Saat itulah Letnan II Dading Kalbuadi, rekan Lettu Benny Moerdani, menendang sebuah peti kayu. Perwira muda RPKAD muda RPKAD itu terkejut setengah mati melihat isinya.
"Wah duit, Ben! Uang, gimana ini?" kata Dading.
"Sudahlah jangan kau hiraukan. Tinggalkan saja, nanti kamu mati," kata Benny. Kisah ini ditulis dalam buku biografi Benny Moerdani Tragedi Seorang Loyalitas yang ditulis Julius Pour.
Selain uang, pasukan baret merah itu dikejutkan dengan persenjataan para pemberontak yang ditinggalkan. Jumlahnya melimpah. Semuanya senjata modern, bahkan ada bazooka, TNI sama sekali belum memiliki senjata-senjata secanggih itu.
Walau menerima bantuan senjata dari asing, rupanya PRRI tak punya semangat juang yang tinggi.

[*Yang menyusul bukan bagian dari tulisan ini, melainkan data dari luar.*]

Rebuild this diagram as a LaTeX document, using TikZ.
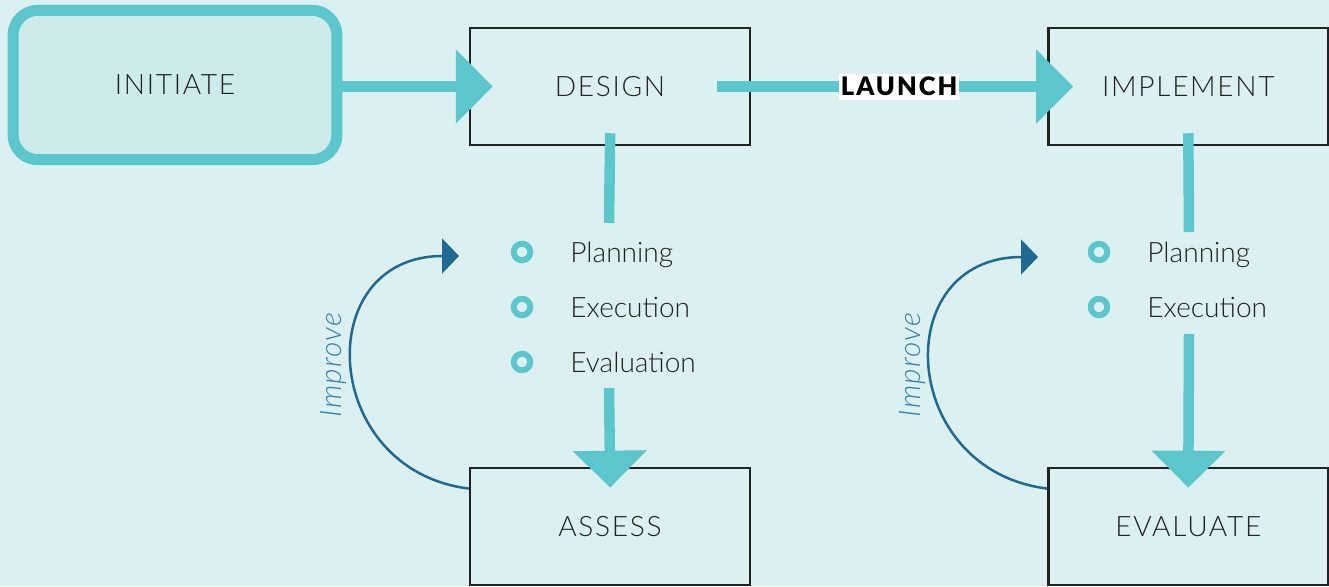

Setelah Pekanbaru, berikutnya TNI bisa merebut Padang, Jambi, Medan, Jambi dan daerah-daerah yang dikuasai pemberontak.
Setelah Sumatera direbut TNI, para perwira CIA melarikan diri tunggang langgang secara memalukan. Kisah itu ditulis Tim Weiner dalam buku Membongkar Kegagalan CIA yang diterbitkan PT Gramedia Pustaka Utama tahun 2008.
"Kelima perwira CIA yang berada di pulau tersebut lari menyelamatkan diri. Mereka berkendaraan sebuah jip sampai kehabisan bahan bakar, kemudian berjalan kaki melalui hutan lebat menuju pantai," tulis Tim Weiner.
Mereka pun terpaksa mencuri makanan di warung-warung di desa terpencil untuk mempertahankan hidup. Ketika sampai di pantai, mereka merebut sebuah perahu nelayan dan mengontak Stasiun CIA di Singapura.
"Sebuah kapal selam Angkatan Laut AS USS Tang kemudian datang menyelamatkan mereka."
Dengan lesu Bos CIA Allen Dules melapor pada Presiden Eisenhower kalau misi mereka gagal.
"Tampaknya tidak ada kemauan berperang di pihak pasukan pembangkang itu. Para pemimpin pemberontakan tidak mampu memberikan ide dan penjelasan kepada tentara mereka mengapa harus berperang. Ini memang perang yang sangat aneh," kata Dules.
Tak cuma itu, kepala operasi CIA di Indonesia Frank Wisner juga stres berat usai kegagalannya di Indoensia. Sejumlah laporan menyebut Wisner kehilangan kewarasannya dan kepalanya harus diterapi listrik.
"Aliran listrik itu bahkan cukup untuk menyalakan bohlam 100 watt," tulis Weiner.